Understanding Human Resource Development: A Research-Based Approach

By Jim McGoldrick; Jim Stewart et al. | Go to book overview

4

THE TOOLS OF FREEDOM AND THE SOURCES OF INDIGNITY

John Hamblett, Rick Holden and Denise Thursfield


Aims and contribution

This chapter is about science and morality. In his Preface to Reclaiming Reality, Bhaskar (1989) signals his intent to borrow Locke's (1959) notion of philosophy as under-labourer. The work of the under-labourer, we are told, is to clear 'the ground a little' and to remove 'some of the rubbish that lies in the way of knowledge' (ibid.). Bhaskar's aim is to use his philosophical under-labourings to aid the human sciences that they might 'illuminate and empower the project of human self-emancipation'. It is our aim, in turn, to use the work of Bhaskar (op. cit.) and others for the task of clearing away some of the obstacles that lie in the way to knowledge, understanding and human self-emancipation in the field of HRD.

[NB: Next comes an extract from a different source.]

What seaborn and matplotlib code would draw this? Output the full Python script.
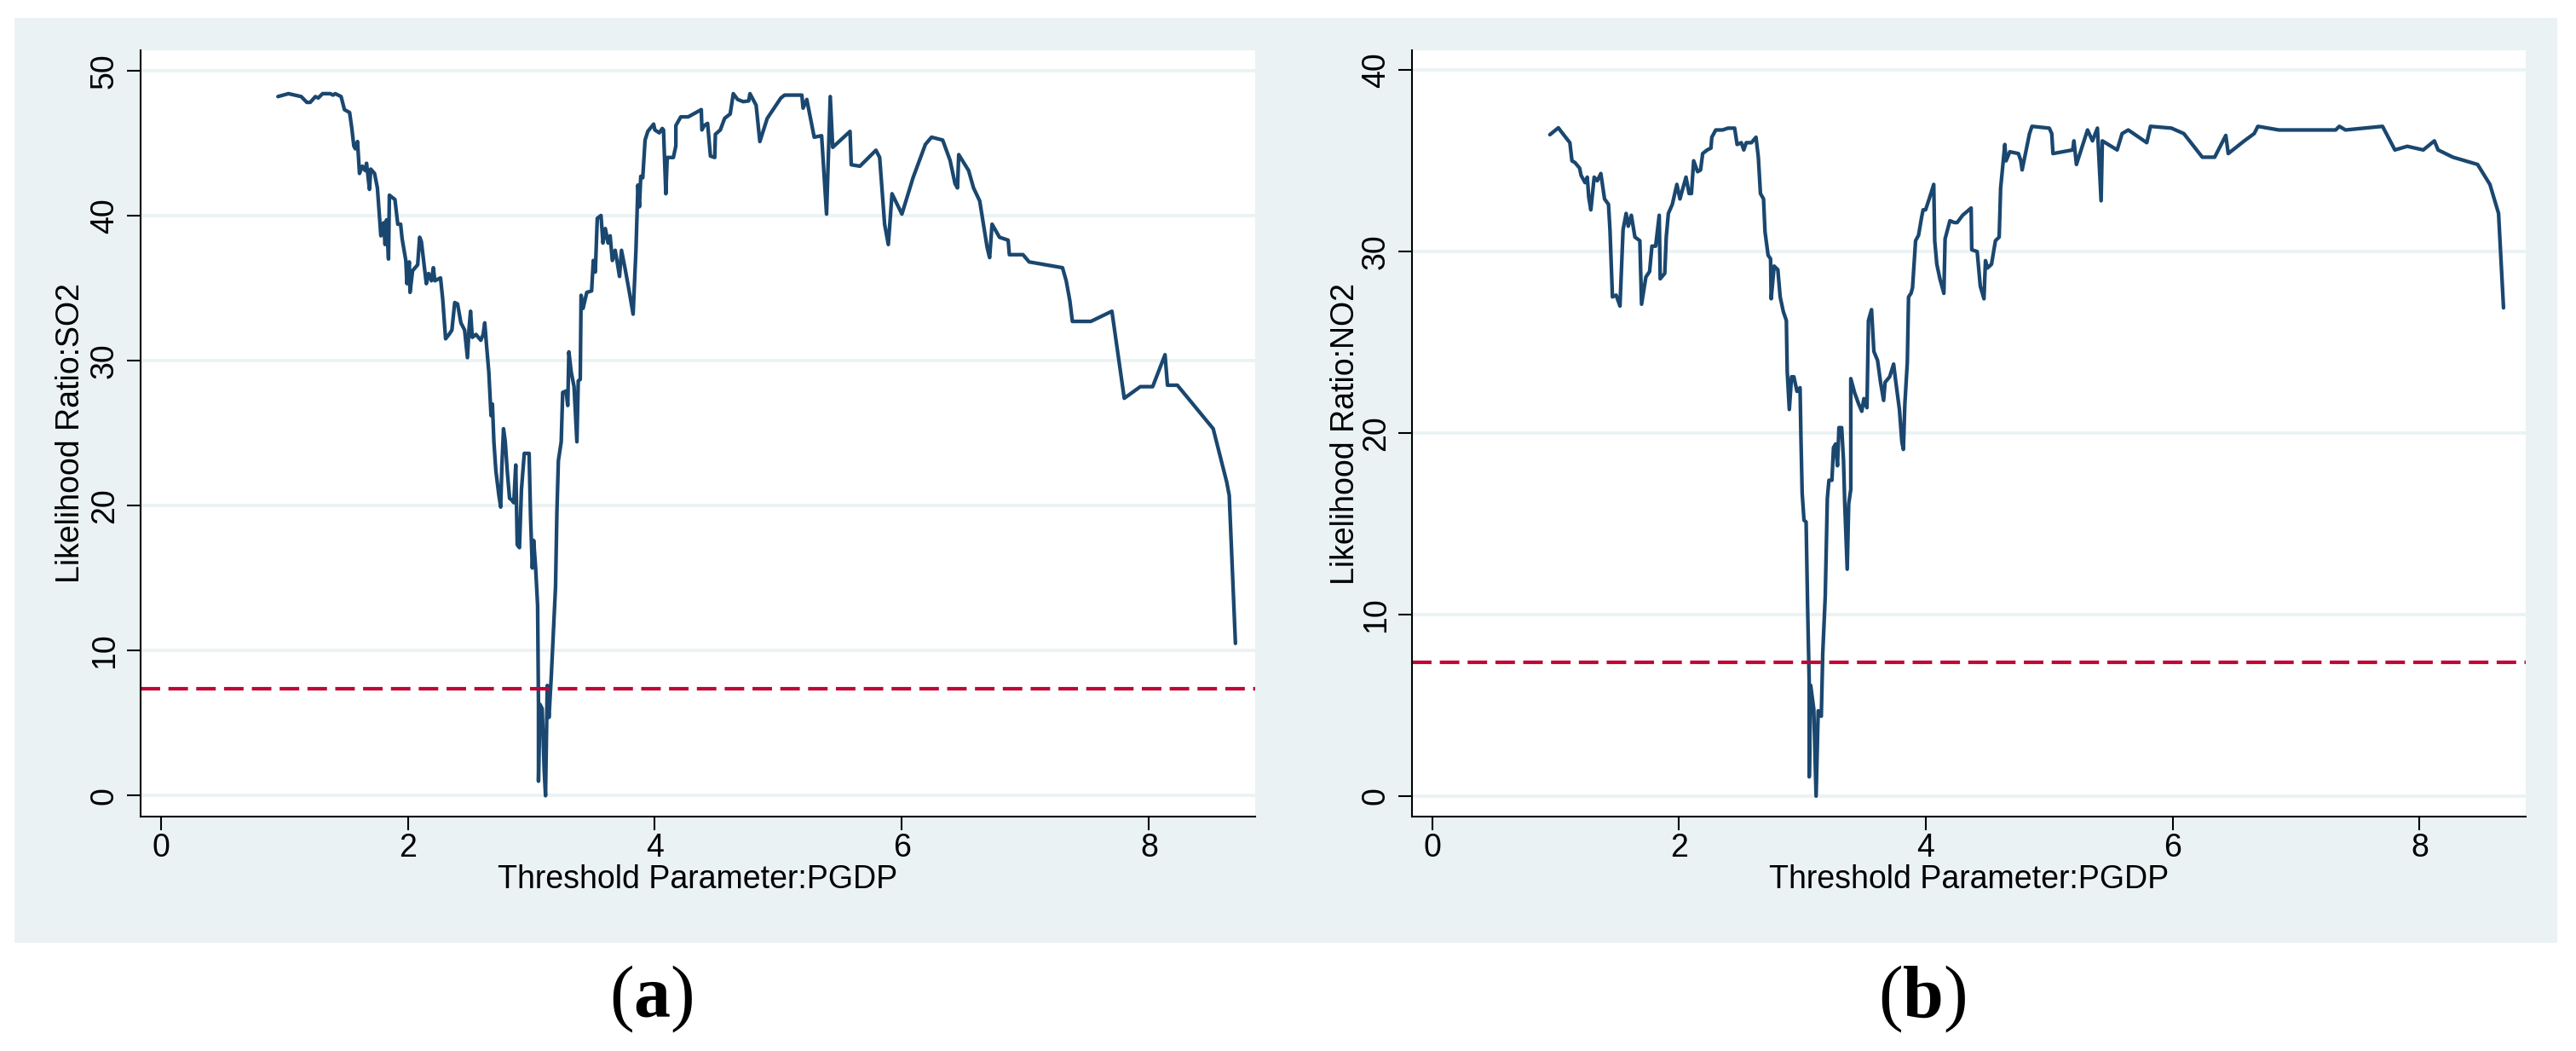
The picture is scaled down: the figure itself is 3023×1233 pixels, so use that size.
import matplotlib
matplotlib.use("Agg")
import matplotlib.pyplot as plt
import seaborn as sns
from matplotlib.patches import Rectangle

# ---------------- data ----------------
so2_x = [0.949,1.034,1.137,1.183,1.21,1.252,1.275,1.31,1.372,1.395,1.413,1.46,
         1.487,1.529,1.547,1.563,1.575,1.593,1.609,1.632,1.655,1.666,1.69,1.70,
         1.731,1.754,1.782,1.804,1.816,1.828,1.844,1.851,1.896,1.919,1.942,1.954,
         1.984,1.993,2.012,2.018,2.039,2.08,2.096,2.11,2.15,2.168,2.191,2.207,
         2.219,2.265,2.283,2.306,2.334,2.357,2.38,2.403,2.43,2.46,2.483,2.495,
         2.508,2.522,2.552,2.591,2.61,2.623,2.637,2.656,2.674,2.685,2.697,2.713,
         2.736,2.752,2.762,2.775,2.789,2.805,2.824,2.84,2.858,2.874,2.886,2.904,
         2.92,2.943,2.966,2.982,2.994,3.008,3.019,3.035,3.051,3.058,3.058,3.07,
         3.088,3.104,3.115,3.129,3.143,3.162,3.18,3.196,3.207,3.219,3.242,3.254,
         3.281,3.295,3.304,3.323,3.346,3.369,3.38,3.396,3.403,3.419,3.449,3.488,
         3.502,3.518,3.534,3.564,3.58,3.599,3.622,3.638,3.656,3.679,3.695,3.714,
         3.73,3.76,3.794,3.824,3.847,3.863,3.875,3.886,3.902,3.921,3.943,3.99,
         4.00,4.036,4.06,4.07,4.089,4.10,4.15,4.17,4.17,4.21,4.27,4.376,
         4.381,4.40,4.427,4.45,4.485,4.49,4.53,4.565,4.61,4.635,4.67,4.715,
         4.76,4.77,4.82,4.85,4.91,5.02,5.05,5.19,5.20,5.23,5.29,5.35,
         5.39,5.42,5.44,5.58,5.59,5.66,5.79,5.82,5.86,5.89,5.92,6.00,
         6.09,6.19,6.24,6.33,6.39,6.43,6.45,6.46,6.54,6.58,6.63,6.69,
         6.71,6.73,6.79,6.86,6.87,6.98,7.03,7.30,7.33,7.36,7.38,7.53,
         7.70,7.80,7.93,8.03,8.13,8.15,8.23,8.52,8.63,8.65,8.70]
so2_lr = [48.2,48.4,48.2,47.8,47.8,48.2,48.1,48.4,48.4,48.3,48.4,48.2,
          47.3,47.1,46.0,44.8,44.6,45.1,42.9,43.4,43.1,43.6,41.8,43.2,
          42.9,41.9,38.6,39.5,38.0,39.7,37.0,41.4,41.1,39.4,39.4,38.4,
          36.9,35.3,36.8,34.7,36.2,36.6,38.5,38.2,35.3,36.0,35.5,36.4,
          35.5,35.7,34.2,31.5,31.8,32.1,34.0,33.9,32.6,32.1,30.2,32.1,
          33.4,31.6,31.8,31.4,31.8,32.6,31.1,29.2,26.2,27.0,24.4,22.4,
          20.8,19.9,22.8,25.3,24.4,22.4,20.5,20.4,20.2,22.8,17.3,17.1,
          21.1,23.6,23.6,23.6,19.2,15.7,17.6,15.7,13.1,6.3,1.0,6.3,
          6.0,1.8,0.0,7.6,5.4,8.3,11.5,14.4,19.5,23.1,24.4,27.8,
          27.9,26.9,30.6,29.2,28.2,24.4,28.6,28.7,34.5,33.6,34.7,34.8,
          36.9,36.1,39.8,40.0,38.1,39.1,38.1,38.6,36.9,37.6,36.8,35.8,
          37.6,36.3,34.7,33.2,37.6,42.1,40.6,42.7,42.6,45.2,45.8,46.3,
          45.9,45.7,46.0,45.9,41.5,44.0,44.0,44.8,46.2,46.8,46.8,47.3,
          45.9,46.2,46.35,44.1,44.0,45.6,45.9,46.7,47.0,48.4,48.0,47.85,
          47.9,48.4,47.6,45.1,46.7,48.1,48.3,48.3,47.4,48.0,45.4,45.5,
          40.1,48.2,44.7,45.8,43.5,43.4,44.5,44.0,39.4,38.0,41.5,40.1,
          42.6,44.9,45.4,45.2,43.8,42.2,41.9,44.2,43.1,41.9,41.0,37.8,
          37.1,39.4,38.5,38.3,37.3,37.3,36.8,36.4,35.5,34.1,32.7,32.7,
          33.4,27.4,28.2,28.2,30.4,28.3,28.3,25.3,21.6,20.7,10.5]

no2_x = [0.954,1.023,1.047,1.116,1.133,1.158,1.195,1.207,1.239,1.257,1.269,1.286,
         1.313,1.338,1.367,1.397,1.429,1.441,1.461,1.491,1.522,1.547,1.572,1.589,
         1.614,1.643,1.683,1.697,1.732,1.762,1.781,1.811,1.823,1.84,1.848,1.885,
         1.897,1.914,1.946,1.983,2.008,2.028,2.057,2.082,2.101,2.119,2.151,2.175,
         2.192,2.229,2.259,2.266,2.298,2.353,2.397,2.451,2.471,2.505,2.525,2.545,
         2.587,2.624,2.643,2.66,2.685,2.697,2.722,2.742,2.747,2.771,2.801,2.82,
         2.845,2.87,2.877,2.894,2.912,2.931,2.956,2.981,2.988,2.998,3.013,3.03,
         3.042,3.055,3.055,3.067,3.092,3.111,3.128,3.153,3.165,3.185,3.202,3.215,
         3.239,3.252,3.269,3.284,3.296,3.318,3.333,3.343,3.363,3.375,3.392,3.392,
         3.424,3.456,3.481,3.498,3.523,3.535,3.56,3.579,3.609,3.633,3.658,3.67,
         3.707,3.739,3.757,3.786,3.806,3.818,3.83,3.85,3.86,3.88,3.892,3.917,
         3.941,3.966,3.978,3.998,4.027,4.064,4.072,4.089,4.114,4.146,4.156,4.195,
         4.23,4.254,4.298,4.367,4.372,4.416,4.441,4.471,4.483,4.5,4.532,4.564,
         4.594,4.606,4.64,4.65,4.68,4.75,4.77,4.78,4.84,4.86,5.00,5.02,
         5.03,5.19,5.20,5.22,5.31,5.35,5.39,5.42,5.43,5.55,5.59,5.64,
         5.79,5.82,5.99,6.09,6.24,6.34,6.43,6.45,6.58,6.66,6.69,6.86,
         7.32,7.35,7.40,7.70,7.80,7.90,8.03,8.12,8.15,8.27,8.47,8.57,
         8.64,8.68]
no2_lr = [36.44,36.82,36.6,36.0,35.0,34.9,34.6,34.2,33.8,34.1,33.0,32.3,
          34.1,33.9,34.3,32.9,32.6,31.2,27.5,27.6,27.0,31.2,32.1,31.4,
          32.0,30.8,30.6,27.1,28.6,28.9,30.3,30.3,31.0,32.0,28.5,28.8,
          30.8,32.1,32.6,33.7,32.9,33.4,34.1,33.2,33.2,35.0,34.4,34.5,
          35.4,35.6,35.7,36.3,36.7,36.7,36.8,36.8,35.9,36.0,35.6,36.0,
          36.0,36.3,35.2,33.2,32.9,31.1,29.8,29.6,27.4,29.2,29.0,27.5,
          26.7,26.2,23.4,21.3,23.1,23.1,22.3,22.5,19.8,16.7,15.2,15.1,
          10.5,6.3,1.06,6.1,4.8,0.0,4.7,4.4,7.9,11.0,16.4,17.4,
          17.4,19.2,19.4,18.2,20.3,20.3,18.5,16.1,12.5,16.1,16.9,23.0,
          22.2,21.6,21.2,21.9,21.4,26.2,26.8,24.5,24.0,22.8,21.8,22.8,
          23.1,23.8,22.8,21.3,19.5,19.1,21.6,23.9,27.5,27.7,28.0,30.6,
          30.9,31.9,32.3,32.3,32.9,33.7,30.6,29.3,28.5,27.7,30.7,31.7,
          31.6,31.6,32.0,32.4,30.1,30.0,28.1,27.4,29.5,29.1,29.3,30.6,
          30.8,33.5,35.9,35.0,35.5,35.4,35.0,34.5,36.5,36.9,36.8,36.5,
          35.4,35.6,36.1,34.8,36.7,36.1,36.8,32.8,36.1,35.6,36.5,36.7,
          36.0,36.9,36.8,36.5,35.2,35.2,36.4,35.4,36.1,36.5,36.9,36.7,
          36.7,36.9,36.7,36.9,35.6,35.8,35.6,36.1,35.6,35.2,34.8,33.7,
          32.1,26.9]

critical_value = 7.35
x_ticks = [0, 2, 4, 6, 8]
so2_ticks = [0, 10, 20, 30, 40, 50]
no2_ticks = [0, 10, 20, 30, 40]
x_label = "Threshold Parameter:PGDP"
y_labels = ["Likelihood Ratio:SO2", "Likelihood Ratio:NO2"]
panel_tags = [r"$(\mathbf{a})$", r"$(\mathbf{b})$"]

# ---------------- style ----------------
sns.set_theme(style="white")
plt.rcParams['font.family'] = ['Liberation Sans', 'DejaVu Sans']
plt.rcParams['mathtext.fontset'] = 'custom'
plt.rcParams['mathtext.rm'] = 'Liberation Serif'
plt.rcParams['mathtext.bf'] = 'Liberation Serif:bold'
plt.rcParams['mathtext.it'] = 'Liberation Serif:italic'
plt.rcParams['lines.scale_dashes'] = False

NAVY = '#1a476f'
RED = '#c10534'
BG = '#eaf2f3'

W, H = 3023, 1233
fig = plt.figure(figsize=(W / 100, H / 100), dpi=100)
fig.patch.set_facecolor('white')
fig.patches.append(Rectangle((17 / W, 1 - 1106 / H), (3001 - 17) / W, (1106 - 21) / H,
                             transform=fig.transFigure, facecolor=BG,
                             edgecolor='none', zorder=-5))

panels = [
    dict(x=so2_x, y=so2_lr, ticks=so2_ticks, ylim=(-1.44, 51.39), left=165, width=1308,
         ylab=y_labels[0], ylab_x=(101 - 165) / 1308, tag=panel_tags[0], tag_x=764),
    dict(x=no2_x, y=no2_lr, ticks=no2_ticks, ylim=(-1.13, 41.09), left=1657, width=1307,
         ylab=y_labels[1], ylab_x=(1597 - 1657) / 1307, tag=panel_tags[1], tag_x=2256),
]

top_px, bot_px = 59, 958
for p in panels:
    ax = fig.add_axes([p['left'] / W, 1 - bot_px / H, p['width'] / W, (bot_px - top_px) / H])
    ax.set_facecolor('white')
    ax.set_axisbelow(True)
    ax.yaxis.grid(True, color=BG, linewidth=2.7)
    ax.xaxis.grid(False)

    sns.lineplot(x=p['x'], y=p['y'], ax=ax, color=NAVY, linewidth=3.1,
                 estimator=None, sort=False)
    ax.axhline(critical_value, color=RED, linewidth=3.0, linestyle=(0, (16.5, 7)))

    ax.set_xlim(-0.163, 8.86)
    ax.set_ylim(*p['ylim'])
    ax.set_xticks(x_ticks)
    ax.set_yticks(p['ticks'])

    for s in ['top', 'right']:
        ax.spines[s].set_visible(False)
    for s in ['left', 'bottom']:
        ax.spines[s].set_color('black')
        ax.spines[s].set_linewidth(1.5)

    ax.tick_params(axis='both', which='major', bottom=True, left=True, direction='out',
                   length=11.5, width=1.5, color='black', labelsize=27, labelcolor='black')
    ax.tick_params(axis='x', pad=2)
    ax.tick_params(axis='y', pad=6, labelrotation=90)
    plt.setp(ax.get_yticklabels(), va='center')

    ax.set_xlabel(x_label, fontsize=27, color='black', labelpad=1)
    ax.set_ylabel(p['ylab'], fontsize=27, color='black')
    ax.yaxis.set_label_coords(p['ylab_x'], 0.5)

    fig.text(p['tag_x'] / W, 1 - 1172 / H, p['tag'], ha='center', va='center',
             fontsize=62, color='black')

fig.savefig('out.png', dpi=100, facecolor='white')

A word that we will use often in what follows is 'praxis' (Roberts 1999). We use that concept as a term of art, as an expressive piece of shorthand employed to focus the reader's attention on a specific view of human agency. Through our usage, praxis is meant, first, to highlight both the theoretical and practical continuity of human productive activity, or labour. Second, it serves to define labour not merely as the 'key to understanding the determinations inherent in all forms of alienation', but also as the central activity in a 'practical strategy aimed at the actual suppression of capitalistic alienation' (Meszaros 1979:88). In a recent paper Panitch and Gindin (1999:13) have offered a concise exposition of this notion:

Ontologically work is a stand-in for the specifically human capacity to conceive of that which does not exist and then to effect its realisation. Conceived in historical terms, the use of that capacity to create our material reality through work is intimately linked to the dynamics of social change. And in the specific context of capitalism, the organisation of work provides a defining contradiction of the social system, and a foundation for working class politics.